Prove that $\left\lceil \frac{n}{m} \right\rceil =\left \lfloor \frac{n+m-1}{m} \right\rfloor$ On a discrete mathematics past paper, I must prove that 
$$\left\lceil \frac{n}{m} \right\rceil = \left\lfloor \frac{n+m-1}{m} \right\rfloor$$  
for all integers $n$ and all positive integers $m$.
I have started a proof by induction thus:
Let $P(m,n)$ be the statement that 
$$\left\lceil \frac{n}{m} \right\rceil = \left\lfloor \frac{n+m-1}{m} \right\rfloor$$  
for all integers $n$ and all positive integers $m$.
Then, according to the technique described here, I must prove the following:


*

*Base case: I have already proved that $P(a,b)$, where $a=1$ and where $b$ is the smallest value where $n$ is valid.  (Note that this is equivalent to proving that $\lceil n \rceil = \lfloor n \rfloor \space \forall\space n\in\mathbb{Z}.$)
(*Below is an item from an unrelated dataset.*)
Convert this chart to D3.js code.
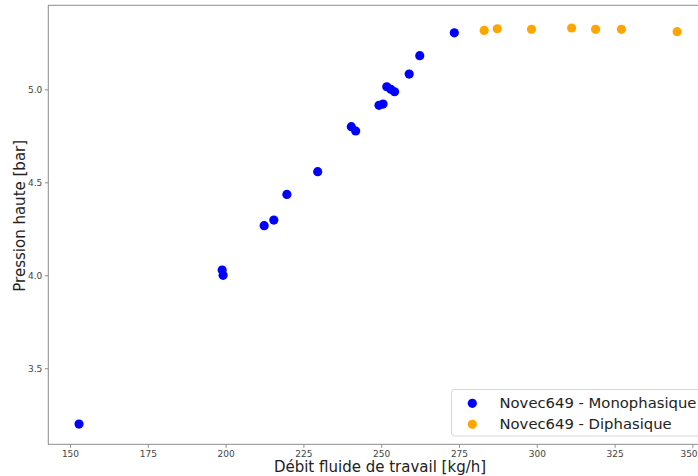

*Induction over $m$: I must show that $P(k,b) \implies P(k+1,b)$ for some positive integer $k$.  THIS IS THE STAGE AT WHICH I AM STUCK.

*Induction over $n$: I must show that $P(h,k) \implies P(h,k+1)$ for some positive integer $m$ and for some integer $k$ (I think that I must account for the fact that $k$ could be negative OR non-negative).


I will explain why I am stuck.
My inductive hypothesis is that $P(k,b)$ - that is, $\left\lceil \frac{b}{k}\right\rceil = \left\lfloor \frac{b+k-1}{k}\right\rfloor$.
I want to show that this implies $P(k+1,b)$.  I have tried to do this by attempting to express $\lceil \frac{b}{k+1} \rceil$ in terms of $\left\lceil \frac{b}{k} \right\rceil$, but have not succeeded.
Any hints would be appreciated.
 A: There exist integers $N,a$ such that 
$$\frac{n}{m}=N+\frac{a}{m}\ \ \ \text{and}\ \ \ 1\le a\le m.$$
Then, the LHS equals
$$\left\lceil\frac nm\right\rceil=N+1.$$
And the RHS equals
$$\begin{align}\left\lfloor\frac{n+m-1}{m}\right\rfloor&=\left\lfloor\frac nm+1-\frac 1m\right\rfloor\\&=\left\lfloor N+1+\frac{a-1}{m}\right\rfloor\\&=N+1+\left\lfloor\frac{a-1}{m}\right\rfloor\\&=N+1.\end{align}$$
A: Hint:
Let $k$ be the (unique) integer with: $n=km+r$ with $r\in\left\{ 0,1,\dots,m-1\right\} $.
Then $\lceil\frac{n}{m}\rceil=k+\lceil\frac{r}{m}\rceil$ and $\lfloor\frac{n+m-1}{m}\rfloor=k+1+\lfloor\frac{r-1}{m}\rfloor$.
So it remains to be shown that $\lceil\frac{r}{m}\rceil=1+\lfloor\frac{r-1}{m}\rfloor$
for $r\in\left\{ 0,1,\dots,m-1\right\} $.
Discern the cases $r=0$ and $r\in\left\{ 1,\dots,m-1\right\} $.
A: We have
$$
\lfloor \frac{n+m-1}{m}\rfloor=\lfloor \frac{n-1}m \rfloor+1
$$
Now you have two cases $m|n$ or not...
If $m|n$, then $\lceil \frac nm\rceil=\frac nm$ and $\lfloor\frac{n-1}m\rfloor=\frac nm-1$
Now if $m$ does not devide $n$, then $\lceil \frac nm\rceil=\lfloor\frac nm\rfloor+1$ and $\lfloor\frac nm\rfloor=\lfloor\frac{n-1}m\rfloor$.
A: Quick approach: We have, by the division algorithm, that:
$$n=mq+r; \, q,r\in\mathbb Z; \, 0\leq r<m$$
Show that $$\left\lceil \frac{n}{m}\right\rceil = \begin{cases}q&\text{if $r=0$}\\
q+1&\text{if $r\neq 0$}\end{cases}$$
Now, if $m>r>0$ then $m>r\geq 1$ so $2m-1>r+m-1\geq m$ and deduce that $$q+1\leq\frac{n+m-1}{m}<q+2$$